**Work to do:**
Set down each line of the data below exactly as it stands, dropping the pictures.

**Material:**
###

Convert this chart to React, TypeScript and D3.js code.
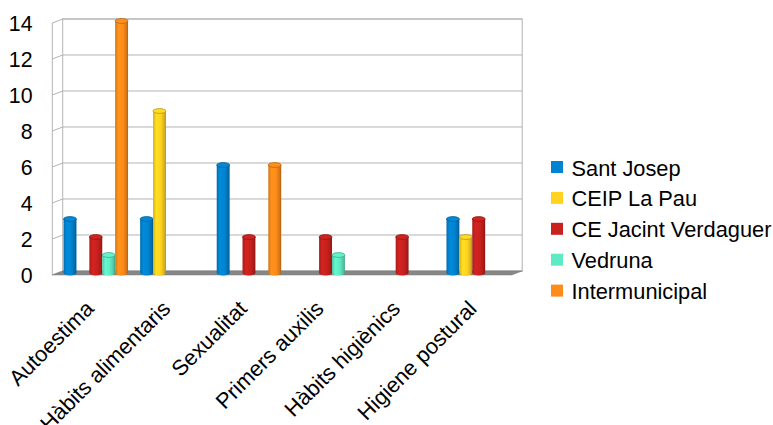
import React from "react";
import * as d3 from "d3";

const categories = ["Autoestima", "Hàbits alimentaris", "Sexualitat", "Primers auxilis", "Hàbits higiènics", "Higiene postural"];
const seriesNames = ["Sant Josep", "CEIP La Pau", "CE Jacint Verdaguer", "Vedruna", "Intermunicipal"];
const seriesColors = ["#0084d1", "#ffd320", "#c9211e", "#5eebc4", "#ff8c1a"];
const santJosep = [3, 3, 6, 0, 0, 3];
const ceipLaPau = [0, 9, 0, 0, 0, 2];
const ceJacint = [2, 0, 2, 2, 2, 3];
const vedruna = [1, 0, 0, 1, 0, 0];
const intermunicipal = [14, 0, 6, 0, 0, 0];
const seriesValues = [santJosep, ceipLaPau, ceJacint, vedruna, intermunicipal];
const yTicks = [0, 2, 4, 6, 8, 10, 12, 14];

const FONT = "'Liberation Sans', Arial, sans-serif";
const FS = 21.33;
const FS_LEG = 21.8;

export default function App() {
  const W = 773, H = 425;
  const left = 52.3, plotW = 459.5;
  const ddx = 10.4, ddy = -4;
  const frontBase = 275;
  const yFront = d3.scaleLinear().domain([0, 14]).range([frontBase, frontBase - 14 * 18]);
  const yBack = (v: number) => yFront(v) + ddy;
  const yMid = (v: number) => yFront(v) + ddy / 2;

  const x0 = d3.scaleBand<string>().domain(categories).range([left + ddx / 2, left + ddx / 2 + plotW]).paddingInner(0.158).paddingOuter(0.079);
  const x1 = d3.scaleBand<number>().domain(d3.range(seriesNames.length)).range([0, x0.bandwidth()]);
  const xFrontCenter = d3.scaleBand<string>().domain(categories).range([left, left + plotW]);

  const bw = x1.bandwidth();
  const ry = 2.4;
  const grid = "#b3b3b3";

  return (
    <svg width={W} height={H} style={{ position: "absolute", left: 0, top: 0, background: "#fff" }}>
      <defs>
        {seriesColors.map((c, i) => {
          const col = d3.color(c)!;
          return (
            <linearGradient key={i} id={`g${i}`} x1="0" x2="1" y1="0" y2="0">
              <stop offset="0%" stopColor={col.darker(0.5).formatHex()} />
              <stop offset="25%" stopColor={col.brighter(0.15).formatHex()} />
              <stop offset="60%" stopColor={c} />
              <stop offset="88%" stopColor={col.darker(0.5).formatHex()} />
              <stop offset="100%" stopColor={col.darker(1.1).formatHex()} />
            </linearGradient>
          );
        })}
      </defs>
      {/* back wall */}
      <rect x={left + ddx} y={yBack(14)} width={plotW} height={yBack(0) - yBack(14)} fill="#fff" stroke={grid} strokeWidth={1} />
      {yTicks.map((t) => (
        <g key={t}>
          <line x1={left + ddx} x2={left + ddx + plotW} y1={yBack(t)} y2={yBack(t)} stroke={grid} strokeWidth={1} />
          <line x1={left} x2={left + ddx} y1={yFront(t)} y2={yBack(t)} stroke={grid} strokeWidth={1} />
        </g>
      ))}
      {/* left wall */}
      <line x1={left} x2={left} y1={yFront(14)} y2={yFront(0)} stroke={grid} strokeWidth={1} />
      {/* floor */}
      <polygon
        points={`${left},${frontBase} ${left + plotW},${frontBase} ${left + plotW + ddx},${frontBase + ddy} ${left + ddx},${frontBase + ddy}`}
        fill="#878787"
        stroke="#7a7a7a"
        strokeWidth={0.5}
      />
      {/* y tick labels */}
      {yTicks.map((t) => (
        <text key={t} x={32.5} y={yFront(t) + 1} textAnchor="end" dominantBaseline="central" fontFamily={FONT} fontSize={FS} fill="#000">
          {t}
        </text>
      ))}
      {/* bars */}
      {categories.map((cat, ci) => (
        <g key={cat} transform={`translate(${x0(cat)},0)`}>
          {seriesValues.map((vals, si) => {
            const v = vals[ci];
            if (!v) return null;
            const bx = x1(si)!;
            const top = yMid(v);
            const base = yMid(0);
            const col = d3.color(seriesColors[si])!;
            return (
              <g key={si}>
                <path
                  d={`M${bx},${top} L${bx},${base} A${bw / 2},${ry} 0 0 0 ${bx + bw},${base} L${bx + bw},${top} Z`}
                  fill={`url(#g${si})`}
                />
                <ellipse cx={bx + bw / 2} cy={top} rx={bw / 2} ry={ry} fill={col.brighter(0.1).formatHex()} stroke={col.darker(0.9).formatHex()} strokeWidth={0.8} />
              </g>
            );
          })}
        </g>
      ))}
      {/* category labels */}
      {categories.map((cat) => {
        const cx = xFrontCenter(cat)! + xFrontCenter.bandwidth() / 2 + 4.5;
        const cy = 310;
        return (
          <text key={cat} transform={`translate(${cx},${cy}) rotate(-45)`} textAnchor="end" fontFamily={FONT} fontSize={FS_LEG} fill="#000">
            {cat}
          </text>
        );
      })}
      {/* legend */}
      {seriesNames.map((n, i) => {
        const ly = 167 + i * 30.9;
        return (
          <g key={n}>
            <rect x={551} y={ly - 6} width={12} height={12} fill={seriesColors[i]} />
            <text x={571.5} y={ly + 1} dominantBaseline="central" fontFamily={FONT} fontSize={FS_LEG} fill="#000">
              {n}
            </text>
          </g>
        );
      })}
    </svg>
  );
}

###

**Answer:**
Convert this chart to React, TypeScript and D3.js code.
import React from "react";
import * as d3 from "d3";

const categories = ["Autoestima", "Hàbits alimentaris", "Sexualitat", "Primers auxilis", "Hàbits higiènics", "Higiene postural"];
const seriesNames = ["Sant Josep", "CEIP La Pau", "CE Jacint Verdaguer", "Vedruna", "Intermunicipal"];
const seriesColors = ["#0084d1", "#ffd320", "#c9211e", "#5eebc4", "#ff8c1a"];
const santJosep = [3, 3, 6, 0, 0, 3];
const ceipLaPau = [0, 9, 0, 0, 0, 2];
const ceJacint = [2, 0, 2, 2, 2, 3];
const vedruna = [1, 0, 0, 1, 0, 0];
const intermunicipal = [14, 0, 6, 0, 0, 0];
const seriesValues = [santJosep, ceipLaPau, ceJacint, vedruna, intermunicipal];
const yTicks = [0, 2, 4, 6, 8, 10, 12, 14];

const FONT = "'Liberation Sans', Arial, sans-serif";
const FS = 21.33;
const FS_LEG = 21.8;

export default function App() {
  const W = 773, H = 425;
  const left = 52.3, plotW = 459.5;
  const ddx = 10.4, ddy = -4;
  const frontBase = 275;
  const yFront = d3.scaleLinear().domain([0, 14]).range([frontBase, frontBase - 14 * 18]);
  const yBack = (v: number) => yFront(v) + ddy;
  const yMid = (v: number) => yFront(v) + ddy / 2;

  const x0 = d3.scaleBand<string>().domain(categories).range([left + ddx / 2, left + ddx / 2 + plotW]).paddingInner(0.158).paddingOuter(0.079);
  const x1 = d3.scaleBand<number>().domain(d3.range(seriesNames.length)).range([0, x0.bandwidth()]);
  const xFrontCenter = d3.scaleBand<string>().domain(categories).range([left, left + plotW]);

  const bw = x1.bandwidth();
  const ry = 2.4;
  const grid = "#b3b3b3";

  return (
    <svg width={W} height={H} style={{ position: "absolute", left: 0, top: 0, background: "#fff" }}>
      <defs>
        {seriesColors.map((c, i) => {
          const col = d3.color(c)!;
          return (
            <linearGradient key={i} id={`g${i}`} x1="0" x2="1" y1="0" y2="0">
              <stop offset="0%" stopColor={col.darker(0.5).formatHex()} />
              <stop offset="25%" stopColor={col.brighter(0.15).formatHex()} />
              <stop offset="60%" stopColor={c} />
              <stop offset="88%" stopColor={col.darker(0.5).formatHex()} />
              <stop offset="100%" stopColor={col.darker(1.1).formatHex()} />
            </linearGradient>
          );
        })}
      </defs>
      {/* back wall */}
      <rect x={left + ddx} y={yBack(14)} width={plotW} height={yBack(0) - yBack(14)} fill="#fff" stroke={grid} strokeWidth={1} />
      {yTicks.map((t) => (
        <g key={t}>
          <line x1={left + ddx} x2={left + ddx + plotW} y1={yBack(t)} y2={yBack(t)} stroke={grid} strokeWidth={1} />
          <line x1={left} x2={left + ddx} y1={yFront(t)} y2={yBack(t)} stroke={grid} strokeWidth={1} />
        </g>
      ))}
      {/* left wall */}
      <line x1={left} x2={left} y1={yFront(14)} y2={yFront(0)} stroke={grid} strokeWidth={1} />
      {/* floor */}
      <polygon
        points={`${left},${frontBase} ${left + plotW},${frontBase} ${left + plotW + ddx},${frontBase + ddy} ${left + ddx},${frontBase + ddy}`}
        fill="#878787"
        stroke="#7a7a7a"
        strokeWidth={0.5}
      />
      {/* y tick labels */}
      {yTicks.map((t) => (
        <text key={t} x={32.5} y={yFront(t) + 1} textAnchor="end" dominantBaseline="central" fontFamily={FONT} fontSize={FS} fill="#000">
          {t}
        </text>
      ))}
      {/* bars */}
      {categories.map((cat, ci) => (
        <g key={cat} transform={`translate(${x0(cat)},0)`}>
          {seriesValues.map((vals, si) => {
            const v = vals[ci];
            if (!v) return null;
            const bx = x1(si)!;
            const top = yMid(v);
            const base = yMid(0);
            const col = d3.color(seriesColors[si])!;
            return (
              <g key={si}>
                <path
                  d={`M${bx},${top} L${bx},${base} A${bw / 2},${ry} 0 0 0 ${bx + bw},${base} L${bx + bw},${top} Z`}
                  fill={`url(#g${si})`}
                />
                <ellipse cx={bx + bw / 2} cy={top} rx={bw / 2} ry={ry} fill={col.brighter(0.1).formatHex()} stroke={col.darker(0.9).formatHex()} strokeWidth={0.8} />
              </g>
            );
          })}
        </g>
      ))}
      {/* category labels */}
      {categories.map((cat) => {
        const cx = xFrontCenter(cat)! + xFrontCenter.bandwidth() / 2 + 4.5;
        const cy = 310;
        return (
          <text key={cat} transform={`translate(${cx},${cy}) rotate(-45)`} textAnchor="end" fontFamily={FONT} fontSize={FS_LEG} fill="#000">
            {cat}
          </text>
        );
      })}
      {/* legend */}
      {seriesNames.map((n, i) => {
        const ly = 167 + i * 30.9;
        return (
          <g key={n}>
            <rect x={551} y={ly - 6} width={12} height={12} fill={seriesColors[i]} />
            <text x={571.5} y={ly + 1} dominantBaseline="central" fontFamily={FONT} fontSize={FS_LEG} fill="#000">
              {n}
            </text>
          </g>
        );
      })}
    </svg>
  );
}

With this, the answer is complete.